= Matt Sharp (television producer) =

American television producer

Matt Sharp (born April 13, 1972, in Syracuse, New York) is an American television producer.

Sharp is the founder and CEO of Sharp Entertainment, a major producer of unscripted television founded in 2003 and now part of Sony Pictures Television Nonfiction.

==Early life and education==

Sharp's parents were history professor James Roger Sharp and the late journalist and professor Nancy Sharp, both of whom taught at Syracuse University. He attended Fayetteville-Manlius High School and the University of Vermont, and was a teenage entrepreneur. Early in his career he worked at Viacom and CBS News in production and development.

==Sharp Entertainment==

Sharp's first production credit with Sharp Entertainment was VH1's The Fabulous Life in 2003. His other production credits include 90 Day Fiancé and its many spinoffs, Love After Lockup,
Marrying Millions, American Tarzan, Man v. Food, Love Off the Grid, Doomsday Preppers, Food Wars, Extreme Couponing, Bert the Conqueror, and most recently the Western docuseries The Wranglers.

His shows have appeared on The Discovery Channel, TLC, VH1, National Geographic, Bravo, Travel Channel, A&E, The Food Network, and others.

Sharp is best known for 90 Day Fiancé. He got the idea for the show in 2011, but the networks he initially shopped it to didn't think its seemingly unlikely premise would be a success. It finally launched in 2014 and has been in production ever since, spawning many spinoffs.

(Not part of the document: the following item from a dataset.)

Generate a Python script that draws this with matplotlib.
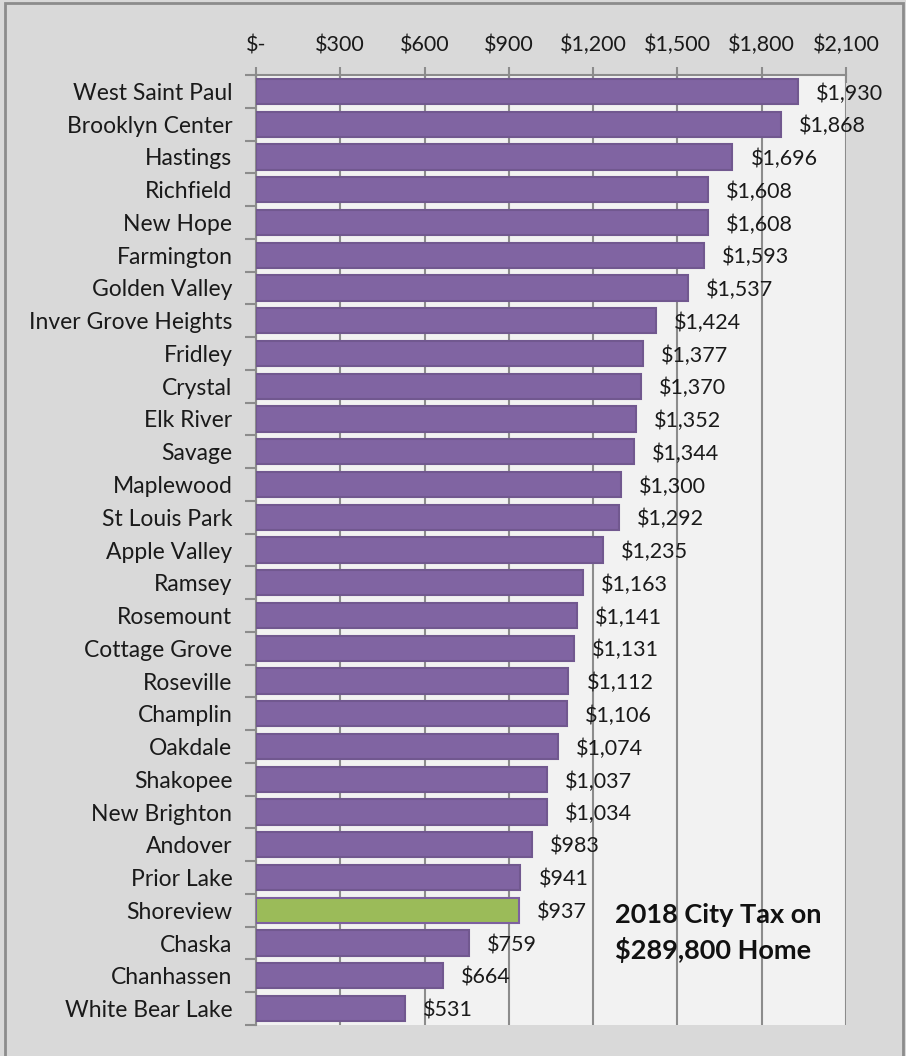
import matplotlib
matplotlib.use("Agg")
import matplotlib.pyplot as plt
from matplotlib.patches import Rectangle

cities = ["West Saint Paul", "Brooklyn Center", "Hastings", "Richfield", "New Hope",
          "Farmington", "Golden Valley", "Inver Grove Heights", "Fridley", "Crystal",
          "Elk River", "Savage", "Maplewood", "St Louis Park", "Apple Valley",
          "Ramsey", "Rosemount", "Cottage Grove", "Roseville", "Champlin",
          "Oakdale", "Shakopee", "New Brighton", "Andover", "Prior Lake",
          "Shoreview", "Chaska", "Chanhassen", "White Bear Lake"]
taxes = [1930, 1868, 1696, 1608, 1608, 1593, 1537, 1424, 1377, 1370,
         1352, 1344, 1300, 1292, 1235, 1163, 1141, 1131, 1112, 1106,
         1074, 1037, 1034, 983, 941, 937, 759, 664, 531]
highlight = "Shoreview"
xticks = [0, 300, 600, 900, 1200, 1500, 1800, 2100]
title_text = "2018 City Tax on\n$289,800 Home"

plt.rcParams['font.family'] = ['Lato', 'DejaVu Sans']

fig = plt.figure(figsize=(9.06, 10.56), dpi=100)
fig.patch.set_facecolor('#d9d9d9')
fig.patches.append(Rectangle((5/906, -0.01), (903-5)/906, 1 - 3/1056 + 0.01,
                             transform=fig.transFigure, fill=False,
                             edgecolor='#8c8c8c', linewidth=2))

ax = fig.add_axes([256/906, 1 - 1025/1056, (846-256)/906, (1025-75)/1056])
ax.set_facecolor('#f2f2f2')

n = len(cities)
ypos = list(range(n))
colors = ['#9bbb59' if c == highlight else '#8064a2' for c in cities]
edges = ['#71588f' if c != highlight else '#7d60a0' for c in cities]
ax.barh(ypos, taxes, height=0.77, color=colors, edgecolor=edges, linewidth=1.5, zorder=3)

ax.set_ylim(n - 0.5, -0.5)
ax.set_xlim(0, 2100)

for y, v in zip(ypos, taxes):
    ax.annotate(f"${v:,}", xy=(v, y), xytext=(13, -1.5), textcoords='offset points',
                ha='left', va='center', fontsize=15.5, color='#1a1a1a', zorder=4)

ax.xaxis.tick_top()
ax.set_xticks(xticks)
ax.set_xticklabels(["$-" if t == 0 else f"${t:,}" for t in xticks], fontsize=15.5, color='#1a1a1a')
ax.tick_params(axis='x', direction='inout', length=12, width=1.5, color='#8c8c8c', pad=8)
ax.grid(axis='x', color='#8c8c8c', linewidth=1.5, zorder=1)

ax.set_yticks([y + 0.5 for y in range(-1, n)], minor=False)
ax.set_yticklabels([])
ax.set_yticks(ypos, minor=True)
ax.set_yticklabels(cities, minor=True, fontsize=16.5, color='#1a1a1a')
ax.tick_params(axis='y', which='major', direction='out', length=8, width=1.5, color='#8c8c8c')
ax.tick_params(axis='y', which='minor', length=0, pad=17)

for s in ['right', 'bottom']:
    ax.spines[s].set_visible(False)
for s in ['left', 'top']:
    ax.spines[s].set_color('#8c8c8c')
    ax.spines[s].set_linewidth(1.5)

ax.text(615/906, 1 - 933/1056, title_text, transform=fig.transFigure,
        fontsize=19.5, fontweight='bold', color='#111111', ha='left', va='center',
        linespacing=1.45)

fig.savefig("out.png", dpi=100, facecolor=fig.get_facecolor())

Sharp executive-produced numerous TV movies, including Halloween's Most Extreme, Lost Magic Decoded, and The iPod Revolution. In 2012 he produced the Syracuse basketball documentary Orange Glory.

==Awards and honors==

In 2021 Sharp Entertainment won a Critics Choice Real TV Award for Outstanding Achievement in Nonfiction Production. In 2023 he received the RealScreen Award for "Outstanding Achievement: Reality Docusoap" for 90 Day Fiancé. In 2023 The Hollywood Reporter named Sharp a "Reality Heatmaker."

B+C Multichannel News named Sharp Producer of the Year for 2024.